Yes, people do vote for candidates for a variety of reasons, and I don't think we bolster our case by ignoring those reasons. But we also cannot ignore the core beliefs of a certain sector of the electorate that voted in overwhelming numbers for a specific candidate. It's all about checking the premises of those core beliefs, not singling out the believers as"evil," because those beliefs reflect the stated beliefs of the very man whom the believers supported en masse.
While we're pointing fingers at the liberal-left for denigrating these believers, let's put all of this in perspective. There is irony here in that the left-liberal critics ultimately agree with Karl Rove and the President's key strategists, from whom we heard the constant mantra throughout this election season:"First, secure the base." Rove dreamed of solidifying and extending that base. To a very large extent, those dreams were realized. Recognizing the brilliance of that strategy is a backhanded compliment, if you will, to Karl Rove, coming from those who decry its outcome.
And given the comments of Barry Rosenthal and Tex here, I think a persuasive case can be made that, indeed, the Rove strategy was critical to the particular success in Ohio, a state without whose electoral votes, Bush would have lost. The anti-gay marriage and anti-gay civil union amendment won in that state by a 62% to 38% vote, with a 1.2 million vote differential, as Barry reports. Bush won the state by 136,000+ votes. Exit polls reported that close to 70% of supporters of the Ohio ban voted for Bush. If that ban were not on the ballot, not firing up a certain group of evangelical voters who voted also for Bush, Kerry may have eked out a narrow victory in Ohio. Republican strategists understood this, as Tex suggests, which is why the Bush campaign encouraged the Ohio ban initiative, running advertisements on radio, by phone, and in mass mailings.
Nothing I say here contradicts points made by Irfan and others that many voters, quite apart from that fundamentalist bloc, voted for Bush because they saw in him a steady, self-confident leader in the war on terrorism. That, coupled with a very effective campaign which targeted Kerry's lack of credibility, clarity, and consistency, made for a winning formula. Rove said as much this morning on"Meet the Press." It takes a lot more than a fundamentalist base to deliver Bush the Presidency with a higher percentage of the vote than any Democratic candidate since LBJ's 1964 landslide, as Rove suggested.
But the mantra is still valid:"First secure the base." Rove did. Bush won.

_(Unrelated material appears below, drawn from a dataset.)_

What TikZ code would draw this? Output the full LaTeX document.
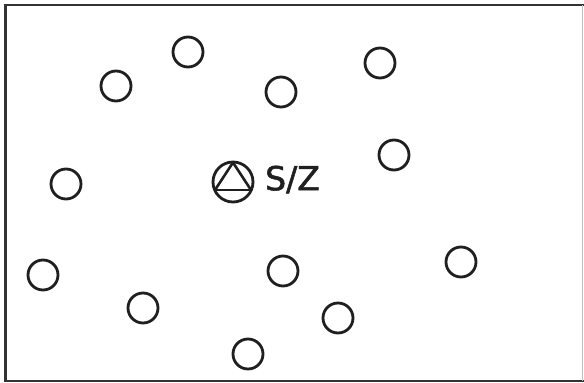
\documentclass[tikz,border=0pt]{standalone}
\usepackage{fontspec}
\setmainfont{DejaVu Sans}
\newfontfamily\labelfont[FakeBold=1.6]{DejaVu Sans}
\begin{document}
\begin{tikzpicture}[x=1pt,y=-1pt,
  ring/.style={circle,draw=black!88,line width=2.8pt,minimum size=30pt,inner sep=0pt},
  bigring/.style={circle,draw=black!88,line width=2.8pt,minimum size=40pt,inner sep=0pt},
  frameline/.style={draw=black!80,line width=2.4pt}]
\useasboundingbox (0,0) rectangle (584,383);
% frame
\draw[frameline] (584,5) -- (5.5,5) -- (5.5,381) -- (584,381);
\draw[draw=black!25,line width=1pt] (582.5,5) -- (582.5,381);
% small circles
\node[ring] (c1) at (188,52) {};
\node[ring] (c2) at (116,86) {};
\node[ring] (c3) at (281,92) {};
\node[ring] (c4) at (380,63) {};
\node[ring] (c5) at (394,155) {};
\node[ring] (c6) at (66,184) {};
\node[ring] (c7) at (43,275) {};
\node[ring] (c8) at (143,308) {};
\node[ring] (c9) at (283,271) {};
\node[ring] (c10) at (461,262) {};
\node[ring] (c11) at (338,318) {};
\node[ring] (c12) at (248,354) {};
% S/Z symbol
\node[bigring] (sz) at (233,182) {};
\coordinate (apex) at (233,162.5);
\coordinate (bl) at (215,190);
\coordinate (br) at (251,190);
\draw[line width=2.6pt,draw=black!88,line join=round] (bl) -- (apex) -- (br);
\draw[line width=2.6pt,draw=black!88] (bl) -- (br);
\node[anchor=west,inner sep=0pt,font=\labelfont\fontsize{33}{33}\selectfont,text=black!88] (lbl) at (265,179.5) {S/Z};
\end{tikzpicture}
\end{document}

Finally, I agree with Irfan on many of the points he makes about Ronald Reagan, and I agree that Reagan said a lot of awful and outrageous things during his presidency. More importantly, his practical legacy did not match his rhetorical one. Still, my admiration for Reagan remains focused on Reagan at his libertarian rhetorical best, as I express here and here. I just don't find the same libertarian rhetorical streak in George W. Bush. And perhaps, in the long run, that is best. I wouldn't want Bush to be mistakenly identified as a libertarian. Mistaking Reagan for a libertarian had its costs, after all.